The Slatest

Colin Kaepernick Files Grievance Against NFL Owners, Alleges Collusion

Colin Kaepernick in 2016.

Scott Cunningham/Getty Images

Colin Kaepernick has filed a grievance against the NFL, accusing team owners of collusion under the league’s collective-bargaining agreement. Bleacher Report’s Mike Freeman broke the news, and ABC’s Stephanie Wash released a copy of the suit’s first page.

Kaepernick opted out of his contract with the San Francisco 49ers at the end of last season, but no team has offered him a roster spot since. The claim filed by Kaepernick and his lawyer, Mark Geragos, argues that this goes against the CBA’s rules prohibiting teams from working together to make decisions about player contracts.

The alleged blackballing of Kaepernick came after the quarterback’s news-making national anthem protests last season. These demonstrations against racial inequality and police brutality have made him a political lightning rod and favorite subject of attack from the president himself, who has reveled in bashing Kaepernick and other NFL players who protest during “The Star-Spangled Banner.”

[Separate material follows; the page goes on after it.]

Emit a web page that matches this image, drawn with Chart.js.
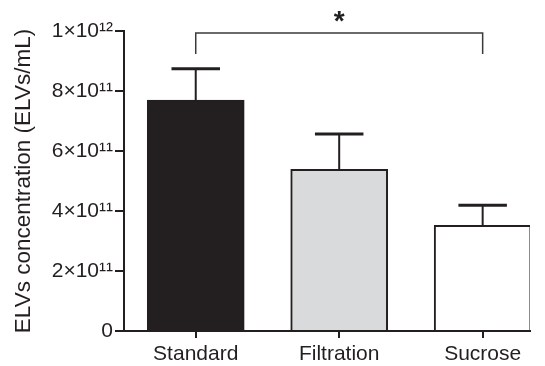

NFL commissioner Roger Goodell has denied that Kaepernick’s absence from the league is the result of blackballing. “I believe that if a football team feels that Colin Kaepernick, or any other player, is going to improve that team, they’re going to do it,” he told ESPN. Still, after six weeks of empirical evidence that Kaepernick would, in fact, represent an improvement for some teams across the league, he is still without a job. With this suit, the league’s owners may have to defend their reasoning.